For a few minutes inside the federal government’s most evidence-obsessed agency, the question was not about a case file or an informant. It was about the boss: Was Kash Patel actually out, or was the FBI about to watch its director spiral over a technical glitch?
What You Should Know
The Atlantic reported that FBI Director Kash Patel believed he had been fired after trouble logging into an internal system on April 10th, 2026. The White House and DOJ defended Patel, while the report described anonymous allegations of drinking and unexplained absences.
The Atlantic’s April 18th, 2026, report describes Patel, a Trump ally, as increasingly fixated on being pushed out, even as senior officials publicly praise his results and privately field questions about stability at the top of the bureau.
How a Login Glitch Turned Into a Chain-of-Command Test
According to The Atlantic, Patel struggled to access an internal FBI computer system as he was heading into the weekend on April 10th, 2026. The report says he quickly concluded he had been locked out on purpose, then started calling aides and allies to say the White House had fired him.
The practical problem, if the report is accurate, is not just embarrassment. The FBI employs about 38,000 people, and the article describes the panic rippling through the bureau and into Congress, with calls to the White House asking who was in charge, before the issue was reportedly resolved and Patel remained director.
The Drinking and Absence Claims Put Pressure on Trump’s ‘Law and Order’ Story
The Atlantic says multiple current and former officials described recurring concerns about Patel drinking to visible intoxication and then showing up late, missing meetings, or forcing schedule changes. The report names Washington’s Ned’s club and the Poodle Room in Las Vegas as places where witnesses said they saw the behavior.
It also details claims about unexplained absences and security-related worries, including accounts that members of Patel’s security detail had trouble waking him and that officials discussed using breaching equipment after he was unreachable behind locked doors. Those are serious allegations, and the article attributes them to anonymous sources discussing sensitive conversations.

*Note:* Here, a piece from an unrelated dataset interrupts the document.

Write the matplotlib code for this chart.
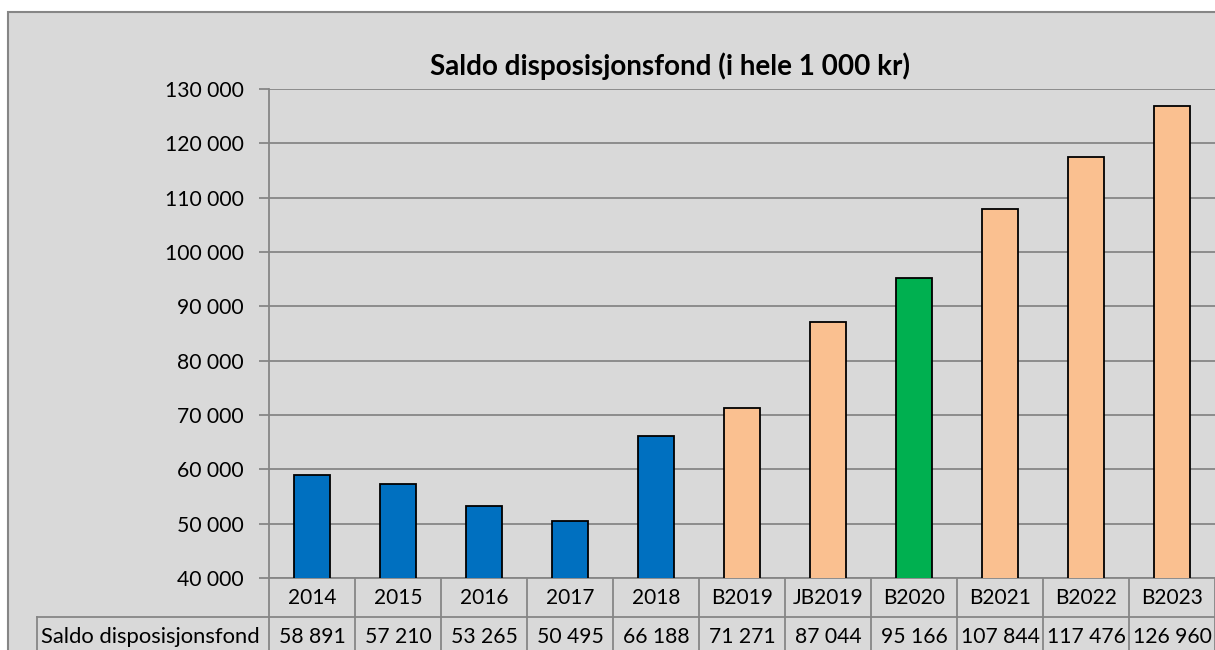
import matplotlib
matplotlib.use('Agg')
import matplotlib.pyplot as plt
from matplotlib.patches import Rectangle
import matplotlib.transforms as mtransforms

# data
categories = ['2014', '2015', '2016', '2017', '2018', 'B2019', 'JB2019',
              'B2020', 'B2021', 'B2022', 'B2023']
saldo = [58891, 57210, 53265, 50495, 66188, 71271, 87044, 95166,
         107844, 117476, 126960]
bar_colors = ['#0070C0'] * 5 + ['#FAC090'] * 2 + ['#00B050'] + ['#FAC090'] * 3
row_label = 'Saldo disposisjonsfond'
title = 'Saldo disposisjonsfond (i hele 1 000 kr)'

W, H = 1215, 650
GRID = '#868686'
BG = '#D9D9D9'

plt.rcParams['font.family'] = ['Lato', 'DejaVu Sans']


def fmt(v):
    return '{:,}'.format(int(v)).replace(',', ' ')


fig = plt.figure(figsize=(W / 100, H / 100), dpi=100)
fig.patch.set_facecolor('white')

# chart area with outer border
fig.patches.append(Rectangle((8 / W, -0.2), 2, 1.2 - 12 / H,
                             transform=fig.transFigure, facecolor=BG,
                             edgecolor=GRID, lw=1.5, zorder=-10))

left, right, top, bottom = 269, 1215, 89, 578
ax = fig.add_axes([left / W, 1 - bottom / H, (right - left) / W, (bottom - top) / H])
ax.set_facecolor(BG)
ax.patch.set_alpha(0)

x = list(range(len(categories)))
ax.bar(x, saldo, width=0.41, color=bar_colors, edgecolor='black', lw=1.3, zorder=3)

ax.set_xlim(-0.5, len(categories) - 0.5)
ax.set_ylim(40000, 130000)
ax.set_yticks(range(40000, 130001, 10000))
ax.set_yticklabels([fmt(v) for v in range(40000, 130001, 10000)], fontsize=15.2)
ax.yaxis.grid(True, color=GRID, lw=1.3, zorder=0)
ax.set_axisbelow(True)
ax.tick_params(axis='y', length=7, width=1.3, color=GRID, pad=11)
ax.set_xticks([])
for s in ['top', 'right']:
    ax.spines[s].set_visible(False)
ax.spines['left'].set_color(GRID)
ax.spines['left'].set_linewidth(1.3)
ax.spines['bottom'].set_color(GRID)
ax.spines['bottom'].set_linewidth(1.3)

# data table below the plot (x in data units, y in pixels converted to axes fraction)
ph = bottom - top


def ay(py):
    return (bottom - py) / ph


tr = mtransforms.blended_transform_factory(ax.transData, ax.transAxes)
row1 = 617
for i in range(len(categories) + 1):
    ax.plot([i - 0.5, i - 0.5], [ay(bottom), ay(H + 5)], transform=tr,
            color=GRID, lw=1.3, clip_on=False)
ax.plot([-0.5, len(categories) - 0.5], [ay(row1), ay(row1)], transform=tr,
        color=GRID, lw=1.3, clip_on=False)
# left column of the table
fig.add_artist(plt.Line2D([37 / W, left / W], [1 - row1 / H, 1 - row1 / H],
                          color=GRID, lw=1.3, transform=fig.transFigure))
fig.add_artist(plt.Line2D([37 / W, 37 / W], [1 - row1 / H, -0.05],
                          color=GRID, lw=1.3, transform=fig.transFigure))

for i, (c, v) in enumerate(zip(categories, saldo)):
    ax.text(i, ay(598), c, transform=tr, ha='center', va='center', fontsize=15)
    ax.text(i, ay(637), fmt(v), transform=tr, ha='center', va='center', fontsize=15.2)
fig.text(41 / W, 1 - 637 / H, row_label, ha='left', va='center', fontsize=15.8)

fig.text(670 / W, 1 - 66 / H, title, ha='center', va='center', fontsize=20,
         fontweight='bold')

fig.savefig('out.png', dpi=100, facecolor=fig.get_facecolor())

The political counterattack arrived quickly. White House spokesperson Karoline Leavitt told The Atlantic that, under Trump and Patel, “crime across the country has plummeted to the lowest level in more than 100 years and many high-profile criminals have been put behind bars.” Acting Attorney General Todd Blanche went further, saying, “Anonymously sourced hit pieces do not constitute journalism.”
Still, the contradiction is sitting in plain sight: An administration selling maximum control over federal law enforcement is being asked to explain why its FBI director, according to the report, triggered a chain reaction of false rumors from a password problem. The next test is simple and brutal, whether the White House keeps treating this as noise, or whether the bureau gets a new nameplate on the director’s door.